ABSTRACT
The life of Eleanor Marx is imbued with references to Shakespeare – as is the case for so many women of the nineteenth century. For the Victorians in general the dramatist’s female characters, in particular, seem to have taken on an iconic, occasionally even a hagiographic, status and function, and to have acted as archetypes and parameters of the possibilities of contemporary femininity. In the unjustly notorious ‘Of Queens’ Gardens’ section of Sesame and Lilies (1864), John Ruskin compares Shakespeare’s men and women thus:
Shakespeare has no heroes; – he has only heroines.
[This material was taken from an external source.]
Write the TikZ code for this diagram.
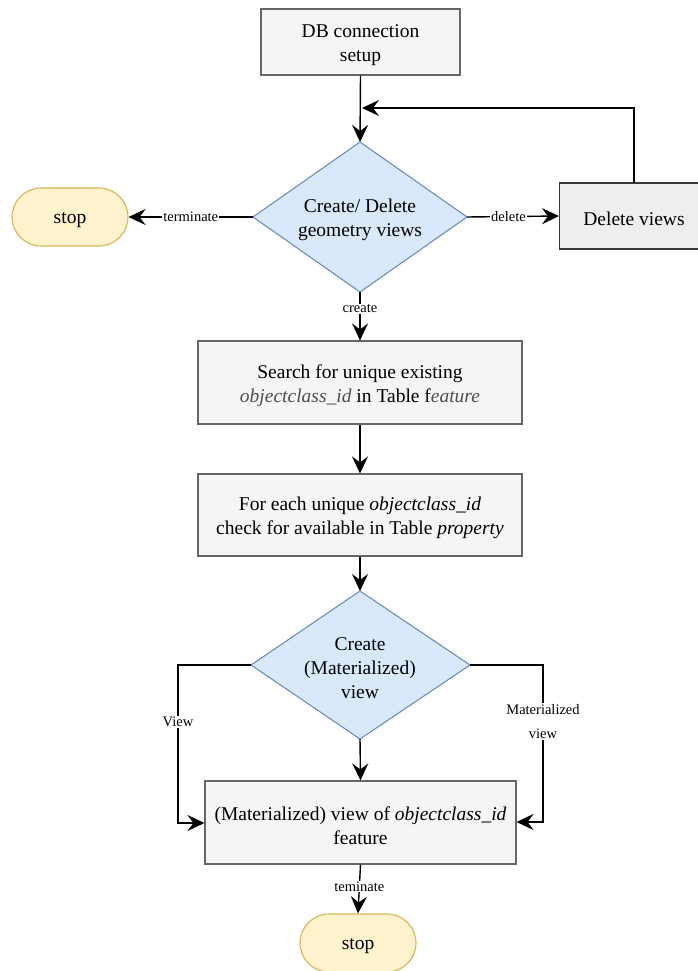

There is no one entirely heroic figure in all his plays … Whereas there is hardly a play that has not a perfect woman in it, steadfast in grave hope, and errorless purpose: Cordelia, Desdemona, Isabella, Hermione, Imogen, Queen Catherine, Perdita, Sylvia, Viola, Rosalind, Helena, and last, and perhaps loveliest, Virgilia, are all faultless; conceived in the highest heroic type of humanity. 1
Ruskin, of course, omits such troubling heroines as Lady Macbeth, and even Beatrice, women clearly not seen by him as an integral part of Shakespeare’s testimony to the timeless virtues of womanhood, which in a sleight of hand designed to flatter his listeners, and to collapse the distance between them and Shakespeare’s characters, he makes into a universalized ‘testimony to the position and character of women in human life’. Ruskin goes on: ‘[Shakespeare] represents them as infallibly faithful and wise counsellors,– incorruptibly just and pure examples – strong always to sanctify, even when they cannot save’. 2 There is no recognition of a gap between Shakespeare’s women and their Victorian counterparts: they both occupy a continuum of idealized femininity.